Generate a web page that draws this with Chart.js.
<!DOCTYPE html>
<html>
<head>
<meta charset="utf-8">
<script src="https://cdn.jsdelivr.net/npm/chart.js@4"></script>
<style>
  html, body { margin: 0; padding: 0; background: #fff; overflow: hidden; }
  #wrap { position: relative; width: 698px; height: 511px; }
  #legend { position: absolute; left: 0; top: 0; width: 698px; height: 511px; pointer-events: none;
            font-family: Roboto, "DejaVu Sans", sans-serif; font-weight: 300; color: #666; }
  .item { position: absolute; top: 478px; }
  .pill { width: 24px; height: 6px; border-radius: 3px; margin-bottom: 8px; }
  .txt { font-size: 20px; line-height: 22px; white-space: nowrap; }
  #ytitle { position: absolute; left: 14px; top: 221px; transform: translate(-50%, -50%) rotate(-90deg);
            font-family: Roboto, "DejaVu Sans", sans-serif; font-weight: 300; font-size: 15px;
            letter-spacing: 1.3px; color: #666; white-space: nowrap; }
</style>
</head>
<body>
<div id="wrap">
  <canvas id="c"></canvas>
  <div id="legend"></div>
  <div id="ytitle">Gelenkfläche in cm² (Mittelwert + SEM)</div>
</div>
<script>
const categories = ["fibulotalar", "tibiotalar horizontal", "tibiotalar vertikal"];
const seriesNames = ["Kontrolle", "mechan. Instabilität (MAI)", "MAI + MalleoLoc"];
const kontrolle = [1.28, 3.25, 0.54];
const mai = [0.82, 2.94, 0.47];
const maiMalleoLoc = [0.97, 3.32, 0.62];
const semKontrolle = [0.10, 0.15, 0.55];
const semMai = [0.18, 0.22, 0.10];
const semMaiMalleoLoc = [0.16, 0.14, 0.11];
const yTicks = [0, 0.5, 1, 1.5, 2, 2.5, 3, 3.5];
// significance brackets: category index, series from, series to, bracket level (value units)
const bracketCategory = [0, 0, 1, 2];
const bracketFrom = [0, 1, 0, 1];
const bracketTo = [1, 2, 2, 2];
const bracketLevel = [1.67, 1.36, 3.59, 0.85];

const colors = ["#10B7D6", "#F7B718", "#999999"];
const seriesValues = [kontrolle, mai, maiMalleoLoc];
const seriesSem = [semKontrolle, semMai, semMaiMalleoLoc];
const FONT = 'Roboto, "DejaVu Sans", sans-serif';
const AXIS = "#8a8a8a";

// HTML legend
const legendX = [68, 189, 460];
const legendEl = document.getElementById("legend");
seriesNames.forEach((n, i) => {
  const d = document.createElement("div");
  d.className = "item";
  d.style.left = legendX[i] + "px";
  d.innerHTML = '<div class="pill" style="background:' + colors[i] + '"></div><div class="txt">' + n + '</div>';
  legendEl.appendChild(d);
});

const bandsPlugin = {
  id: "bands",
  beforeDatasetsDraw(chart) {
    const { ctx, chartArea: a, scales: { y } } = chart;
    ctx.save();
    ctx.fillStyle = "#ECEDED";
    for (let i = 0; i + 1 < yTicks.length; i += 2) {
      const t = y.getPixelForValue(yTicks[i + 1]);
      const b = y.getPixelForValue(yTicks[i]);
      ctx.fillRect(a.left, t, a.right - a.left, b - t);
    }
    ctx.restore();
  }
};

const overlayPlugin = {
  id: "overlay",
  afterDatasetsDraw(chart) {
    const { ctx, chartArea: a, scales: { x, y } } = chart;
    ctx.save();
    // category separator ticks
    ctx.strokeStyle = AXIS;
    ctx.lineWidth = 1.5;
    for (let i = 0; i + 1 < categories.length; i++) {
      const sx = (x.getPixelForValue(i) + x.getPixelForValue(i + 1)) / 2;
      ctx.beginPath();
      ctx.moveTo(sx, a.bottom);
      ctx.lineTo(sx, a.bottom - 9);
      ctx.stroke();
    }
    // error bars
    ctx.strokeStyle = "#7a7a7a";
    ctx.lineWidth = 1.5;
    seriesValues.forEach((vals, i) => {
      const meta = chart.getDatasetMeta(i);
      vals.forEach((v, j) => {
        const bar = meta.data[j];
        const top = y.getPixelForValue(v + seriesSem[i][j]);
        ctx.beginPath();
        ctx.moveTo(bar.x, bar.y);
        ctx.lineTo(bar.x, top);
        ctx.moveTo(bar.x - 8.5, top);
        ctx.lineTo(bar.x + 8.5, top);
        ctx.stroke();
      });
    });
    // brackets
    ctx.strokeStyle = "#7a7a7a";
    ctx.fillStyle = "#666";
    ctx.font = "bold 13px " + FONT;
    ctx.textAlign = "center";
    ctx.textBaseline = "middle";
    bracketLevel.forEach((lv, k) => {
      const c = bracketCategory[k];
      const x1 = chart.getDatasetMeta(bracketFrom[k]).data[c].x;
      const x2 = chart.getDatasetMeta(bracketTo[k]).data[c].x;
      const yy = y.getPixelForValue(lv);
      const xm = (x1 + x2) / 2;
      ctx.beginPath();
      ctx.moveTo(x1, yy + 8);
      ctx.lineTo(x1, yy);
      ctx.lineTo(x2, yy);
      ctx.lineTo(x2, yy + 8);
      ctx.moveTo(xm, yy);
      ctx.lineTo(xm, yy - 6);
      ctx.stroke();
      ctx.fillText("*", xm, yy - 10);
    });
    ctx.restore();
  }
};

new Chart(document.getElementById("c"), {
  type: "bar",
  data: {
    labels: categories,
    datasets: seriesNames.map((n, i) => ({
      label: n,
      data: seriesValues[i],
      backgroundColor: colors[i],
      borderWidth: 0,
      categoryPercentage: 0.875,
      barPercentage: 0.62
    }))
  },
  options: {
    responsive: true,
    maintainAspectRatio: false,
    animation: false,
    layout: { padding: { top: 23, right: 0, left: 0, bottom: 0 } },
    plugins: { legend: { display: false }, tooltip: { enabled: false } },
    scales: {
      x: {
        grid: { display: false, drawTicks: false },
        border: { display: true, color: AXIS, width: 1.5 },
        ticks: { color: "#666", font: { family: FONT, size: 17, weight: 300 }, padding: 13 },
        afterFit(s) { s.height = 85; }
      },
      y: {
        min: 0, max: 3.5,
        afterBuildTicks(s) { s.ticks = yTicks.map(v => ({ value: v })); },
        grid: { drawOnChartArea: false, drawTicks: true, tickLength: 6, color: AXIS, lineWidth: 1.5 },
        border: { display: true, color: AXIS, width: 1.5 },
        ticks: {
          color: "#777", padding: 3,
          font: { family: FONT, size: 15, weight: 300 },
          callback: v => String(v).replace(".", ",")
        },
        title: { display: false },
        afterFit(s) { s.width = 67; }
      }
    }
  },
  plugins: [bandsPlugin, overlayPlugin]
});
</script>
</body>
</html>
--
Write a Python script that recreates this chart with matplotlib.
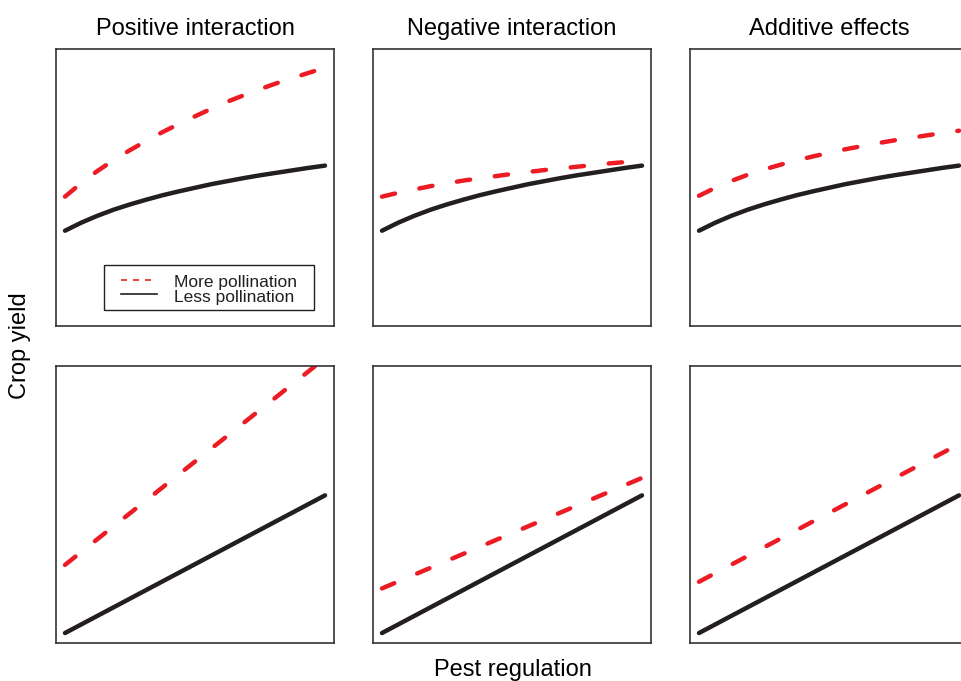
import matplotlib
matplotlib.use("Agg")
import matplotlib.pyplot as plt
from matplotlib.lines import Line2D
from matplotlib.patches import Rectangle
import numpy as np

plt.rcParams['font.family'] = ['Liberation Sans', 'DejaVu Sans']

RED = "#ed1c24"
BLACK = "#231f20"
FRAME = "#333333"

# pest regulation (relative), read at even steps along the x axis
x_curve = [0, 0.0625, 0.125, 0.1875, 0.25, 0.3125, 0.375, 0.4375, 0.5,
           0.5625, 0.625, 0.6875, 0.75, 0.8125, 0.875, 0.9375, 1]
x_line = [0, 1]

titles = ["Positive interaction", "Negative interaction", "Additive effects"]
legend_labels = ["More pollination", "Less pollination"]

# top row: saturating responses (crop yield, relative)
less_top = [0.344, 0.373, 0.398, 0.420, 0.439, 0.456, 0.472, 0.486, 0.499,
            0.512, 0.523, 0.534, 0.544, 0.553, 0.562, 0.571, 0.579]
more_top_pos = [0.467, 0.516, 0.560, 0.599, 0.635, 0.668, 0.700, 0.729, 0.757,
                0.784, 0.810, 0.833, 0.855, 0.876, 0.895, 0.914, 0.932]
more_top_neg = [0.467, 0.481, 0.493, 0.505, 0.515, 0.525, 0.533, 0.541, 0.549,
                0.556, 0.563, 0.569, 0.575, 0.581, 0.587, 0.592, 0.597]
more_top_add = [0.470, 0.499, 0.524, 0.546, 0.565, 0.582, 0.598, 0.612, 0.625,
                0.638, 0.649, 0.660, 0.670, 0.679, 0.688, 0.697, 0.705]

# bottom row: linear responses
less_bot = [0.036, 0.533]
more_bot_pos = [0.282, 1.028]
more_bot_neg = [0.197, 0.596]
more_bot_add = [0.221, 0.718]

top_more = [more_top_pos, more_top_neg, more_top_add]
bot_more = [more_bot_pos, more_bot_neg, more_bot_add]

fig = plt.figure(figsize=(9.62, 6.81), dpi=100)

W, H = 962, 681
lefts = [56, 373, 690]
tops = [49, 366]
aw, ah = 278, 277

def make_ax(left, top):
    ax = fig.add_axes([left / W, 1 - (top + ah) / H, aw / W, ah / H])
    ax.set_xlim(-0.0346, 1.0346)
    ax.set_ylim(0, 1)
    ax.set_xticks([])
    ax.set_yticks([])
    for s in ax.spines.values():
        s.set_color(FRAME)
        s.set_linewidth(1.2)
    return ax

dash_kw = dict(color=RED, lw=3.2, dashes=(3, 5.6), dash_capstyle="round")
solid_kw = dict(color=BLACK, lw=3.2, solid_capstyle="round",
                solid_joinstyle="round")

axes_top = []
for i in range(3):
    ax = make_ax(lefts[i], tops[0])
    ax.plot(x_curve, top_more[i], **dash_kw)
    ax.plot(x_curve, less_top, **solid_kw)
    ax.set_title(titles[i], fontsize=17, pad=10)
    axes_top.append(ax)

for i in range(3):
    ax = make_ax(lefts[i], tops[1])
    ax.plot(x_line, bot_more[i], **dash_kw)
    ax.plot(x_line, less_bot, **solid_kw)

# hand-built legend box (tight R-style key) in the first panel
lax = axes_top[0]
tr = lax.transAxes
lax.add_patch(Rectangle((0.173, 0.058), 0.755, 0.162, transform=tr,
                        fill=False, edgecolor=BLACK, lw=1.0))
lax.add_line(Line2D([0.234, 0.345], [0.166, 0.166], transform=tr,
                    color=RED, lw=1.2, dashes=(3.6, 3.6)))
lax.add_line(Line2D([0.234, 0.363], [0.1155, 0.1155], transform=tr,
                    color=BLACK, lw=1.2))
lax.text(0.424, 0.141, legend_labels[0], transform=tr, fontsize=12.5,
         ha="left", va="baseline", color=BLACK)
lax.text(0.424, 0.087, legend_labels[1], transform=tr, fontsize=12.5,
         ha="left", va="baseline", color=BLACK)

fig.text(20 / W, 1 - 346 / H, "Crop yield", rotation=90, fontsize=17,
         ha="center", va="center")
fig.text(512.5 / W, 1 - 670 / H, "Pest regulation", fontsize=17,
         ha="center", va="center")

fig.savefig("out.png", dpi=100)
==
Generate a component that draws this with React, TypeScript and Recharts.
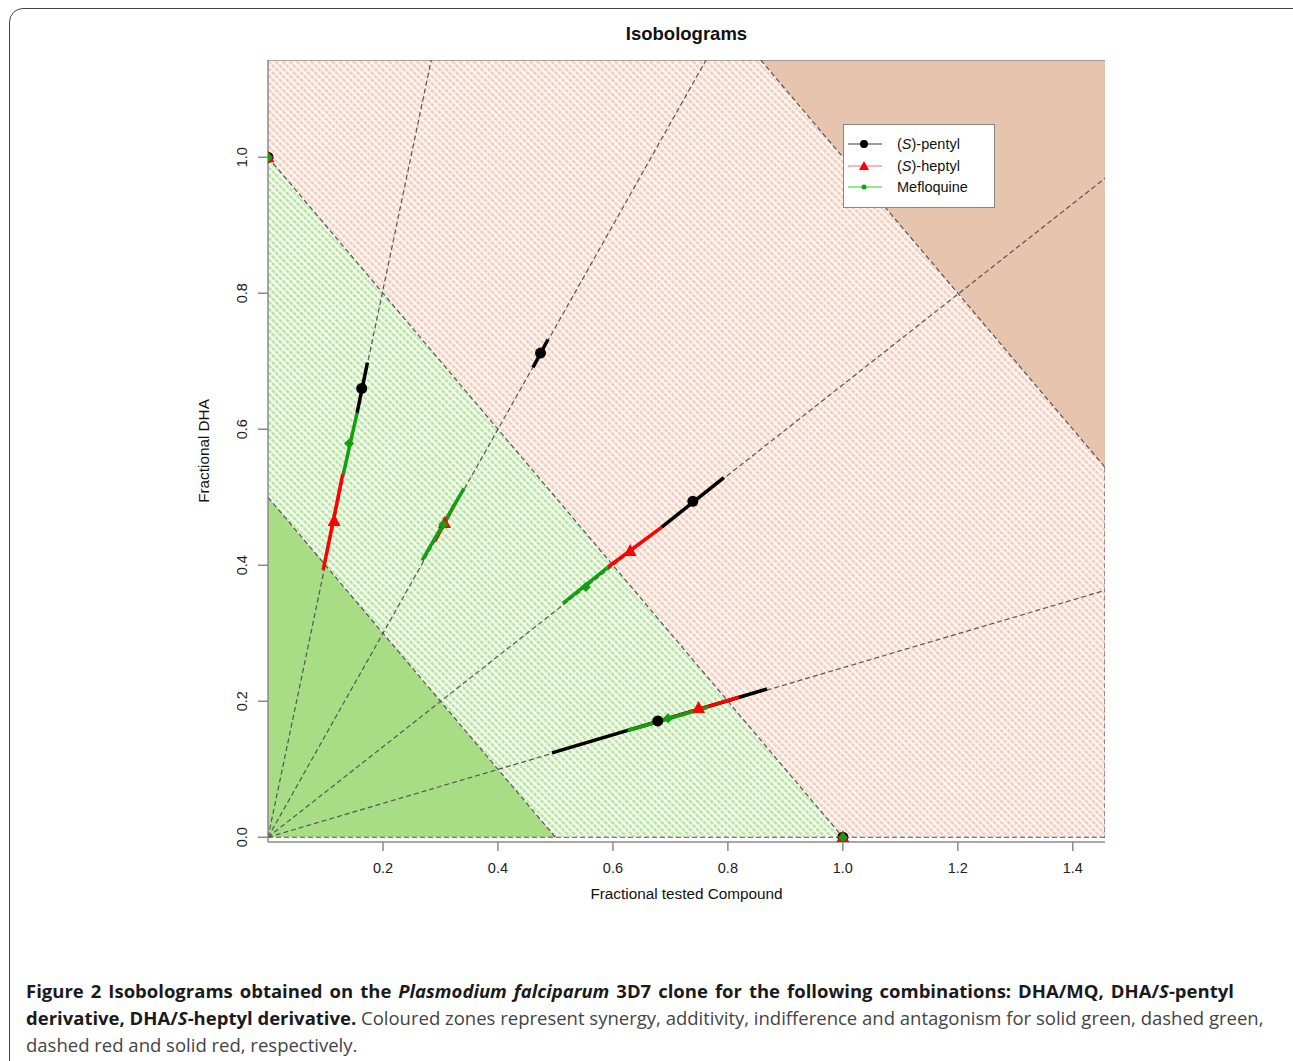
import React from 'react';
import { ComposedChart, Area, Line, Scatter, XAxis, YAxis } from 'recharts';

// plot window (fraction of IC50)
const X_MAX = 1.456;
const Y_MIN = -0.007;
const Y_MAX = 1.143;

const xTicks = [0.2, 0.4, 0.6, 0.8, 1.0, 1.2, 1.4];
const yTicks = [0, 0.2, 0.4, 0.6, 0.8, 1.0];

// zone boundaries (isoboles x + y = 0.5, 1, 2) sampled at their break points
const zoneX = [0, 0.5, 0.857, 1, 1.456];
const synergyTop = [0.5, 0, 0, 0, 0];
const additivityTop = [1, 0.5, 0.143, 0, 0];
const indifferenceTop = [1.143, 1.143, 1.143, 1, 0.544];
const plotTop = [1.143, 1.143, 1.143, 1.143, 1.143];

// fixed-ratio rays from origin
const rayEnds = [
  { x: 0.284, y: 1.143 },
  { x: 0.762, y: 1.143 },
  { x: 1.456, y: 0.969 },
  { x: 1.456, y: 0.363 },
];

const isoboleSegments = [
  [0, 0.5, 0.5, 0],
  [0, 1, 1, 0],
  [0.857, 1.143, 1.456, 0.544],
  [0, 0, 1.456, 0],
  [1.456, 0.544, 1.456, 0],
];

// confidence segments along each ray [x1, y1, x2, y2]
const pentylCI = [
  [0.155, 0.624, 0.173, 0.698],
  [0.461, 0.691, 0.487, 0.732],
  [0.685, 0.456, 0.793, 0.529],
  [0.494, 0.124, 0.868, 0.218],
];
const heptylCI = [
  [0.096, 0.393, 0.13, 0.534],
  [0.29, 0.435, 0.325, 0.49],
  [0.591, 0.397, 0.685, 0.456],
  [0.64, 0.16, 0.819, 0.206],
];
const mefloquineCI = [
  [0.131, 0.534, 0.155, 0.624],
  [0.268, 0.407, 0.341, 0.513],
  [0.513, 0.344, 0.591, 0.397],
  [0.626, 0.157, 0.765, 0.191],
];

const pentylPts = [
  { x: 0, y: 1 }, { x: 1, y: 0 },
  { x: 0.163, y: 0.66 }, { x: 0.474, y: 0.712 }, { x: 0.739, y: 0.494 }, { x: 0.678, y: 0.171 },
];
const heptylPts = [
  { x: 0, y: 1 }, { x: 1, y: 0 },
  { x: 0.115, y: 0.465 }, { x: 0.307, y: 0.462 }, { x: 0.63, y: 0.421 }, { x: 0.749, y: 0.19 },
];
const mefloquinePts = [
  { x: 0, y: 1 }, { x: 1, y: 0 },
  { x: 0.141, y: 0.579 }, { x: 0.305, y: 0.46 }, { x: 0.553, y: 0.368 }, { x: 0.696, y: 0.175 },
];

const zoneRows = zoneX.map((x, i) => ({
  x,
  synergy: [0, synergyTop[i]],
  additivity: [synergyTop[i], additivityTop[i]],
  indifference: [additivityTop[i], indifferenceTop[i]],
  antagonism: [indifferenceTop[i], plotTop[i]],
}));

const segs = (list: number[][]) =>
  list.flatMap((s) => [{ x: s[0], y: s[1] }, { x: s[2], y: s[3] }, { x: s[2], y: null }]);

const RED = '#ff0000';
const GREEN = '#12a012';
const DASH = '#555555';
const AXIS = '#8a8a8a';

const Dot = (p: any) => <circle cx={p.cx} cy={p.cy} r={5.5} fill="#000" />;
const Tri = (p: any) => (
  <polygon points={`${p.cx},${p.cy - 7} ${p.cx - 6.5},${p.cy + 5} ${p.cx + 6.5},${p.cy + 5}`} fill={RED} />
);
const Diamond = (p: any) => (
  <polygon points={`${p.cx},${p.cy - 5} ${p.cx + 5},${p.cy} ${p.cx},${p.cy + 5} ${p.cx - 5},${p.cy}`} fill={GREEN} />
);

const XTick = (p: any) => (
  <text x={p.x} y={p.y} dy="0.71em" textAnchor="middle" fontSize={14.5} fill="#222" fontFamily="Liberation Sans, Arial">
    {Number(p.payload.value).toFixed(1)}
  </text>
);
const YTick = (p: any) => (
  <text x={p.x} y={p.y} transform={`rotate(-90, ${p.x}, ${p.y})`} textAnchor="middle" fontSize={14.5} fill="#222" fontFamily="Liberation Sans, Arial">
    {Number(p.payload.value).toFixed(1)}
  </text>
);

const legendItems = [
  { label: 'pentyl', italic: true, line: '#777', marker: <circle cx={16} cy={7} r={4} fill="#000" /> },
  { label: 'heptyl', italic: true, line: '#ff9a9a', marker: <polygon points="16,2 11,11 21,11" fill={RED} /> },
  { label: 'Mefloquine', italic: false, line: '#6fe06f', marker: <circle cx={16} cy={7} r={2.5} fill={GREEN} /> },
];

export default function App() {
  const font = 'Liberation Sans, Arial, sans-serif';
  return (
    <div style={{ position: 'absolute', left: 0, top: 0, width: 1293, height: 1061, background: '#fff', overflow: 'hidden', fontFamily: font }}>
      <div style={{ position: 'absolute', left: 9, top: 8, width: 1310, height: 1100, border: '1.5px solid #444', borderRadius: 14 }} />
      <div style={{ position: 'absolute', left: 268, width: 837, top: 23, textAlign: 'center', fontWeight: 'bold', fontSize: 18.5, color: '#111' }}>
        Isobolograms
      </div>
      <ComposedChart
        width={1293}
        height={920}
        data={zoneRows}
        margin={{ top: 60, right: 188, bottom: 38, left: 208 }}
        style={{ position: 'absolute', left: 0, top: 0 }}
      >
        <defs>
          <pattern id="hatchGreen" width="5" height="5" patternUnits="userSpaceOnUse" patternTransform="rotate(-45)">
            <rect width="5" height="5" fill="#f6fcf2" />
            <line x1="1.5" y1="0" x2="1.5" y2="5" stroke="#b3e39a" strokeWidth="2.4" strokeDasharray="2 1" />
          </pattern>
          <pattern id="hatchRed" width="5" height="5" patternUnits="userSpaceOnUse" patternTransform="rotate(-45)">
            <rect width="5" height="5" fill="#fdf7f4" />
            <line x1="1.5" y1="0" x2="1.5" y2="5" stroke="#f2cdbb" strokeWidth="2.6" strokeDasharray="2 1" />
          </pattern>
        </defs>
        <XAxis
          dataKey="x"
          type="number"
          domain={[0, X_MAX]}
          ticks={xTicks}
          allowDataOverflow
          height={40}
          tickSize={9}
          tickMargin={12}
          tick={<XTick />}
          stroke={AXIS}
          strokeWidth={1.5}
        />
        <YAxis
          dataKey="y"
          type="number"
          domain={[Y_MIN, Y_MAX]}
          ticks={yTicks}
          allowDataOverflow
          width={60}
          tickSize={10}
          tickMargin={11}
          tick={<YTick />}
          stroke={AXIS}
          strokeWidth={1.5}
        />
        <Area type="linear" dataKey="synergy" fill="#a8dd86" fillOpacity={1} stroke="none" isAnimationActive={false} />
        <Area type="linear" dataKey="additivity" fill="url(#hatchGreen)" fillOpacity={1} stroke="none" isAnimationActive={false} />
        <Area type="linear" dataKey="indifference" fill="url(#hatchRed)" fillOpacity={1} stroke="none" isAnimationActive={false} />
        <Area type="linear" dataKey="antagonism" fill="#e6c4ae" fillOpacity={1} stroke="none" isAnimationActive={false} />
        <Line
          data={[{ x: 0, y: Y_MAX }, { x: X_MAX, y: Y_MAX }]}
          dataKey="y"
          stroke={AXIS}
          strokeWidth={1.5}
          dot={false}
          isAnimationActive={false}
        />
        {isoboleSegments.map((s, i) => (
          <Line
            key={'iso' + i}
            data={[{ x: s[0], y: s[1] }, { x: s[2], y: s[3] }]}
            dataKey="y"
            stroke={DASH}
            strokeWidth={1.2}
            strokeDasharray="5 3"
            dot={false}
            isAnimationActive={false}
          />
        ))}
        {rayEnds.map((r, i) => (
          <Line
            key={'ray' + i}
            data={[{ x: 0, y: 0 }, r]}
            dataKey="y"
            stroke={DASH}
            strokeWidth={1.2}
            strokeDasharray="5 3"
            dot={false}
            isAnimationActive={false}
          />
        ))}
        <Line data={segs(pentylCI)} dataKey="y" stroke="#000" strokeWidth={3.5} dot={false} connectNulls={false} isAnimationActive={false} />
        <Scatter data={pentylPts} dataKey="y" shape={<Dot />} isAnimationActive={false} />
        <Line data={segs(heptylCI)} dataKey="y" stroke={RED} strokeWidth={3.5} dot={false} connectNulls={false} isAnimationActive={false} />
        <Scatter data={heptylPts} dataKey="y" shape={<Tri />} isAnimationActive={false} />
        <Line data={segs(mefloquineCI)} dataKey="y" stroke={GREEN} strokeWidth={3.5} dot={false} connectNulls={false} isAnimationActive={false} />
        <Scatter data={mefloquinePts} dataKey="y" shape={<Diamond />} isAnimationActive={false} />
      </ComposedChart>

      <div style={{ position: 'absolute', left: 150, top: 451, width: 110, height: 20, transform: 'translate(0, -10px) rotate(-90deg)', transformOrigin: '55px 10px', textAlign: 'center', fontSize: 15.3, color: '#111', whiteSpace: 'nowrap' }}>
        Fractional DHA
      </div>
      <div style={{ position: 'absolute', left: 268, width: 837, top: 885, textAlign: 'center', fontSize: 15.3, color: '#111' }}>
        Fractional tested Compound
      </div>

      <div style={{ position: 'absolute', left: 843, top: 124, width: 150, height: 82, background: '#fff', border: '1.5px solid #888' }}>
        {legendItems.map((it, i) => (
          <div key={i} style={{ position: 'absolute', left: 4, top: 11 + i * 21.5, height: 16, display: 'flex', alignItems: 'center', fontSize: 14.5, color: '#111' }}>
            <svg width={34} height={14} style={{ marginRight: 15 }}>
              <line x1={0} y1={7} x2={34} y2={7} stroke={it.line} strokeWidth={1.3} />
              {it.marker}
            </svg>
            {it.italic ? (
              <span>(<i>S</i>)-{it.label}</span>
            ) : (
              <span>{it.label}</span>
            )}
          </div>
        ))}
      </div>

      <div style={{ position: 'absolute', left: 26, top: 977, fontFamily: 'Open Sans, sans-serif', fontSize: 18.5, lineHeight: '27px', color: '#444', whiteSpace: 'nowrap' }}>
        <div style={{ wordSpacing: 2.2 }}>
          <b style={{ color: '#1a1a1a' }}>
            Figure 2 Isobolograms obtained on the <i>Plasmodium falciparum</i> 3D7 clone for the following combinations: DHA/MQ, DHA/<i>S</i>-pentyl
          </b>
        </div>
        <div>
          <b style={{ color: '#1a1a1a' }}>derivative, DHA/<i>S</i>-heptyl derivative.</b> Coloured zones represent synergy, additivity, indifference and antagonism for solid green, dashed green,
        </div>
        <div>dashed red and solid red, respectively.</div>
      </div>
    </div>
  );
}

» **Task details**:
For the material above, give again only the lines starting at the line that contains "Generate a component" and ending at the line that contains "const Y_MAX = 1.143;". Pictures do not belong in the copy.

» **Task answer**:
Generate a component that draws this with React, TypeScript and Recharts.
import React from 'react';
import { ComposedChart, Area, Line, Scatter, XAxis, YAxis } from 'recharts';

// plot window (fraction of IC50)
const X_MAX = 1.456;
const Y_MIN = -0.007;
const Y_MAX = 1.143;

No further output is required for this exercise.